Maybe there is a better Nishijin museum around Kyoto somewhere, and I just somehow got sucked in to this one. However we just have to make the best of things, and I had to enjoy my time there for what it was.
Plus, I mad a pretty sweet table runner. That has to count for something, right?

My next stop was Ginkaku-ji 銀閣寺. Now, here's a quiz for all you guys. "KIN" means gold, and kaku-ji means temple/pavilion, and therefore Kinkaku-ji is a golden pavilion. So if "GIN" means silver then what color do you think Ginkaku-ji is?

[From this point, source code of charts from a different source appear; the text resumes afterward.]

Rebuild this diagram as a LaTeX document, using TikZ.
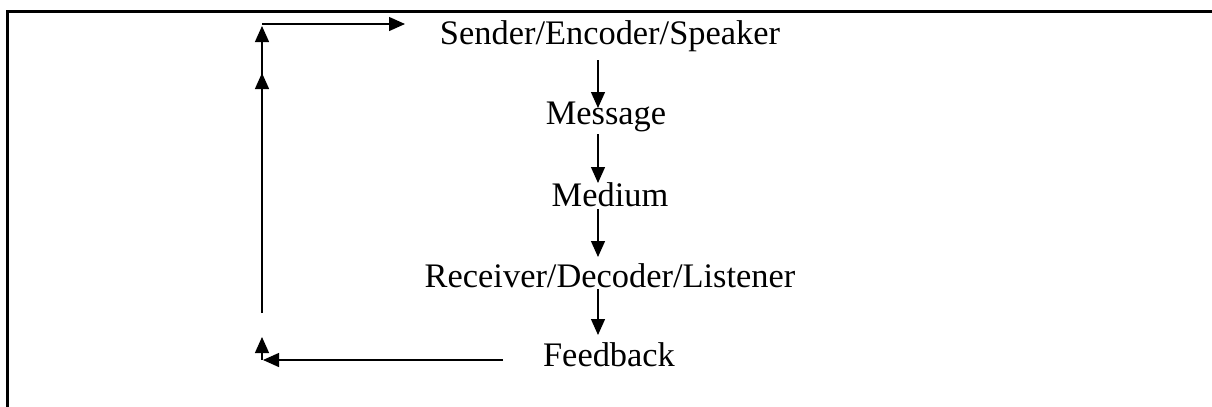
\documentclass[tikz,border=0pt]{standalone}
\usepackage{fontspec}
\setmainfont{Liberation Serif}
\usetikzlibrary{arrows.meta}
\begin{document}
\begin{tikzpicture}[x=0.5pt,y=-0.5pt,
 lbl/.style={anchor=base,inner sep=0pt,font=\fontsize{17.2}{20}\selectfont},
 arr/.style={line width=0.65pt,-{Triangle[length=8pt,width=7pt]}},
 frame/.style={line width=1.5pt}]
\useasboundingbox (0,0) rectangle (1212,407);
\draw[frame] (7,407) -- (7,11) -- (1212,11);
\node[lbl] (send) at (610,44) {Sender/Encoder/Speaker};
\node[lbl] (msg) at (606,124) {Message};
\node[lbl] (med) at (610,206) {Medium};
\node[lbl] (recv) at (610,287) {Receiver/Decoder/Listener};
\node[lbl] (fb) at (609,366) {Feedback};
% vertical chain
\coordinate (a1s) at (598,60);  \coordinate (a1e) at (598,108);
\coordinate (a2s) at (598,134); \coordinate (a2e) at (598,183);
\coordinate (a3s) at (598,209); \coordinate (a3e) at (598,257);
\coordinate (a4s) at (598,289); \coordinate (a4e) at (598,335);
\draw[arr] (a1s) -- (a1e);
\draw[arr] (a2s) -- (a2e);
\draw[arr] (a3s) -- (a3e);
\draw[arr] (a4s) -- (a4e);
% feedback loop
\coordinate (fbl) at (503,360);
\coordinate (bl) at (263,360);
\coordinate (blc) at (262,360);
\coordinate (blt) at (262,337);
\coordinate (l0) at (262,313);
\coordinate (l1) at (262,73);
\coordinate (l2) at (262,88);
\coordinate (l3) at (262,26);
\coordinate (tl) at (262,24);
\coordinate (tr) at (405,24);
\draw[arr] (fbl) -- (bl);
\draw[arr] (blc) -- (blt);
\draw[arr] (l0) -- (l1);
\draw[arr] (l2) -- (l3);
\draw[arr] (tl) -- (tr);
\end{tikzpicture}
\end{document}
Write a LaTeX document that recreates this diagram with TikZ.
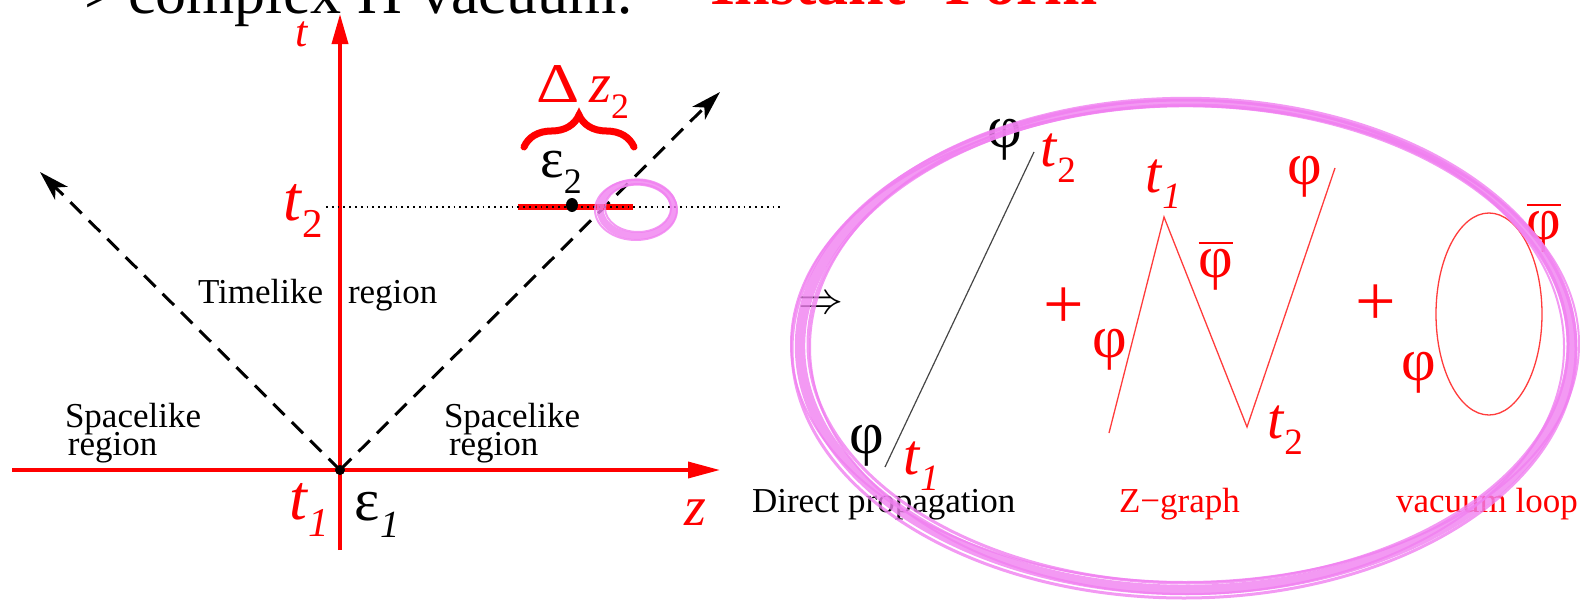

If you guess silver then you are sadly mistaken, but if you guessed a dirty white then you would be correct. Apparently the guy who started building it died before he could front the cash to cover it in silver foil as he had wanted, and his successors didn't feel the need to pick up where he left off. This temple is supposed to be a good example of the wabi sabi aesthetic, "meaning art and beauty that pervades all things imperfect, impermanent and incomplete". In other words: a rough beauty that imitates nature.
I usually like wabi sabi but I think I would have liked a temple made of silver better. But the temple grounds definitely made the trip worth it for me Ginkakuji is famous for its beautiful sand gardens. Many Zen gardens are actually just made of little rocks that can be swept into interesting patterns. On the left you can see the temple's interpretation of Mt. Fuji. How did they make the pebbles stay like that????? Cool.
After Ginkakuji all I wanted to do was get warm and dry. So I went back to the train station, ordered a big bowl of nabe (Japanese stew) and a glass of plum wine, and waited for my bus home in style.

My stay in Kyoto was wet, cold, and grey.
But, rather than saying the rain detracted from my trip, I'd like to think it just made the whole atmosphere especially wabi-sabi.